EXERCISE BRIEF
Quote every line below exactly and skip any picture.

DATASET SECTION
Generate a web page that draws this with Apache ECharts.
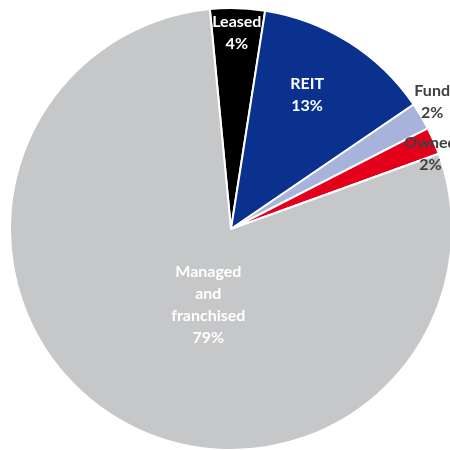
<!DOCTYPE html>
<html>
<head>
<meta charset="utf-8">
<script src="https://cdn.jsdelivr.net/npm/echarts@6/dist/echarts.min.js"></script>
<style>
  html, body { margin: 0; padding: 0; background: #ffffff; }
  #chart { width: 450px; height: 450px; }
</style>
</head>
<body>
<div id="chart"></div>
<script>
// Portfolio mix by ownership type (percent)
const categories = ['Leased', 'REIT', 'Fund', 'Owned', 'Managed\nand\nfranchised'];
const shares = [4, 13, 2, 2, 79];

// Slice colours and label styling
const sliceColors = ['#000000', '#0b318f', '#a7b3da', '#e4001b', '#c6c7c9'];
const labelColors = ['#ffffff', '#ffffff', '#404040', '#404040', '#ffffff'];
// Label placement: fraction of radius, and angular shift (deg) from slice middle
const labelRadius = [0.887, 0.697, 1.077, 0.964, 0.357];
const labelShift = [0, 2.7, 1.6, -2.9, 15.6];

const CX = 231, CY = 229, R = 221, START = 95.5;

const total = shares.reduce((a, b) => a + b, 0);
function midAngle(i) {
  let before = 0;
  for (let k = 0; k < i; k++) before += shares[k];
  return START - (before + shares[i] / 2) / total * 360;
}

const chart = echarts.init(document.getElementById('chart'), null, { renderer: 'canvas' });
chart.setOption({
  backgroundColor: '#ffffff',
  animation: false,
  series: [{
    type: 'pie',
    center: [CX, CY],
    radius: R,
    startAngle: START,
    clockwise: true,
    avoidLabelOverlap: false,
    itemStyle: { borderColor: '#ffffff', borderWidth: 2 },
    labelLine: { show: false },
    label: {
      show: true,
      position: 'inside',
      fontFamily: 'Lato',
      fontWeight: 'bold',
      fontSize: 16,
      lineHeight: 22,
      formatter: p => p.name + '\n' + p.value + '%'
    },
    labelLayout: function (params) {
      const i = params.dataIndex;
      const a = (midAngle(i) + labelShift[i]) * Math.PI / 180;
      const rr = labelRadius[i] * R;
      return {
        x: CX + rr * Math.cos(a),
        y: CY - rr * Math.sin(a),
        align: 'center',
        verticalAlign: 'middle'
      };
    },
    data: categories.map((name, i) => ({
      name: name,
      value: shares[i],
      itemStyle: { color: sliceColors[i] },
      label: { color: labelColors[i] }
    }))
  }]
});
</script>
</body>
</html>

RESULT BELOW
Generate a web page that draws this with Apache ECharts.
<!DOCTYPE html>
<html>
<head>
<meta charset="utf-8">
<script src="https://cdn.jsdelivr.net/npm/echarts@6/dist/echarts.min.js"></script>
<style>
  html, body { margin: 0; padding: 0; background: #ffffff; }
  #chart { width: 450px; height: 450px; }
</style>
</head>
<body>
<div id="chart"></div>
<script>
// Portfolio mix by ownership type (percent)
const categories = ['Leased', 'REIT', 'Fund', 'Owned', 'Managed\nand\nfranchised'];
const shares = [4, 13, 2, 2, 79];

// Slice colours and label styling
const sliceColors = ['#000000', '#0b318f', '#a7b3da', '#e4001b', '#c6c7c9'];
const labelColors = ['#ffffff', '#ffffff', '#404040', '#404040', '#ffffff'];
// Label placement: fraction of radius, and angular shift (deg) from slice middle
const labelRadius = [0.887, 0.697, 1.077, 0.964, 0.357];
const labelShift = [0, 2.7, 1.6, -2.9, 15.6];

const CX = 231, CY = 229, R = 221, START = 95.5;

const total = shares.reduce((a, b) => a + b, 0);
function midAngle(i) {
  let before = 0;
  for (let k = 0; k < i; k++) before += shares[k];
  return START - (before + shares[i] / 2) / total * 360;
}

const chart = echarts.init(document.getElementById('chart'), null, { renderer: 'canvas' });
chart.setOption({
  backgroundColor: '#ffffff',
  animation: false,
  series: [{
    type: 'pie',
    center: [CX, CY],
    radius: R,
    startAngle: START,
    clockwise: true,
    avoidLabelOverlap: false,
    itemStyle: { borderColor: '#ffffff', borderWidth: 2 },
    labelLine: { show: false },
    label: {
      show: true,
      position: 'inside',
      fontFamily: 'Lato',
      fontWeight: 'bold',
      fontSize: 16,
      lineHeight: 22,
      formatter: p => p.name + '\n' + p.value + '%'
    },
    labelLayout: function (params) {
      const i = params.dataIndex;
      const a = (midAngle(i) + labelShift[i]) * Math.PI / 180;
      const rr = labelRadius[i] * R;
      return {
        x: CX + rr * Math.cos(a),
        y: CY - rr * Math.sin(a),
        align: 'center',
        verticalAlign: 'middle'
      };
    },
    data: categories.map((name, i) => ({
      name: name,
      value: shares[i],
      itemStyle: { color: sliceColors[i] },
      label: { color: labelColors[i] }
    }))
  }]
});
</script>
</body>
</html>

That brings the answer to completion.